(Records with drawing code)
#####

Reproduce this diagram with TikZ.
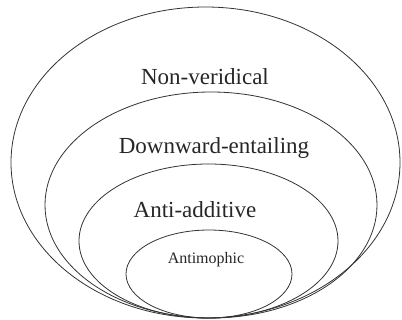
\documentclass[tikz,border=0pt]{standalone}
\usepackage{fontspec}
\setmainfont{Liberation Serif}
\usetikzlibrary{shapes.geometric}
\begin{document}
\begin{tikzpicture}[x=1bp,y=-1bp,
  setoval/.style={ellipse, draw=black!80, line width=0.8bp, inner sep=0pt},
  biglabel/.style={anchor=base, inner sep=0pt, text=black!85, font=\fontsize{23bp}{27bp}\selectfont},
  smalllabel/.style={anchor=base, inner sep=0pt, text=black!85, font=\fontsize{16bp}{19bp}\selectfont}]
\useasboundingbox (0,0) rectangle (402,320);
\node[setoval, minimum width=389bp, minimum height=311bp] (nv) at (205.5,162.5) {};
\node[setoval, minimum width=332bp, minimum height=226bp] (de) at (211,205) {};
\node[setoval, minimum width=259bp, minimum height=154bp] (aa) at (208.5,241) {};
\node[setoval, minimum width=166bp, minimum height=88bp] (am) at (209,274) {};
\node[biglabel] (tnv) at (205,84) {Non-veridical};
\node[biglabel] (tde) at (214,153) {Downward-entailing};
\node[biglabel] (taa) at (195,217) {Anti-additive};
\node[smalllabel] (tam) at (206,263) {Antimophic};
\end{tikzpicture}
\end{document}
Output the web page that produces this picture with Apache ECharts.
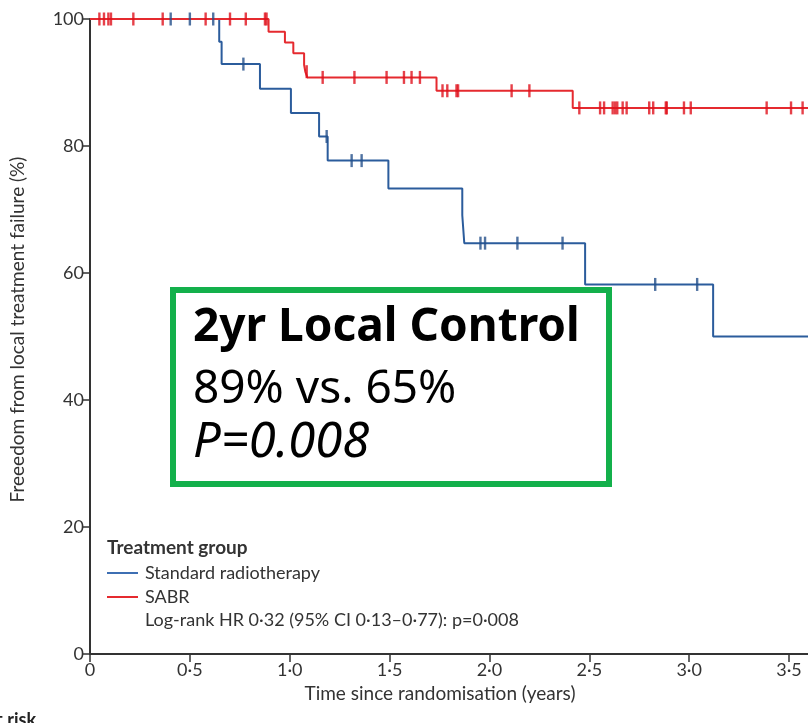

#####

[Your instructions]: Copy out each line exactly, without the pictures.

[Solution for this exercise]:
Reproduce this diagram with TikZ.
\documentclass[tikz,border=0pt]{standalone}
\usepackage{fontspec}
\setmainfont{Liberation Serif}
\usetikzlibrary{shapes.geometric}
\begin{document}
\begin{tikzpicture}[x=1bp,y=-1bp,
  setoval/.style={ellipse, draw=black!80, line width=0.8bp, inner sep=0pt},
  biglabel/.style={anchor=base, inner sep=0pt, text=black!85, font=\fontsize{23bp}{27bp}\selectfont},
  smalllabel/.style={anchor=base, inner sep=0pt, text=black!85, font=\fontsize{16bp}{19bp}\selectfont}]
\useasboundingbox (0,0) rectangle (402,320);
\node[setoval, minimum width=389bp, minimum height=311bp] (nv) at (205.5,162.5) {};
\node[setoval, minimum width=332bp, minimum height=226bp] (de) at (211,205) {};
\node[setoval, minimum width=259bp, minimum height=154bp] (aa) at (208.5,241) {};
\node[setoval, minimum width=166bp, minimum height=88bp] (am) at (209,274) {};
\node[biglabel] (tnv) at (205,84) {Non-veridical};
\node[biglabel] (tde) at (214,153) {Downward-entailing};
\node[biglabel] (taa) at (195,217) {Anti-additive};
\node[smalllabel] (tam) at (206,263) {Antimophic};
\end{tikzpicture}
\end{document}
Output the web page that produces this picture with Apache ECharts.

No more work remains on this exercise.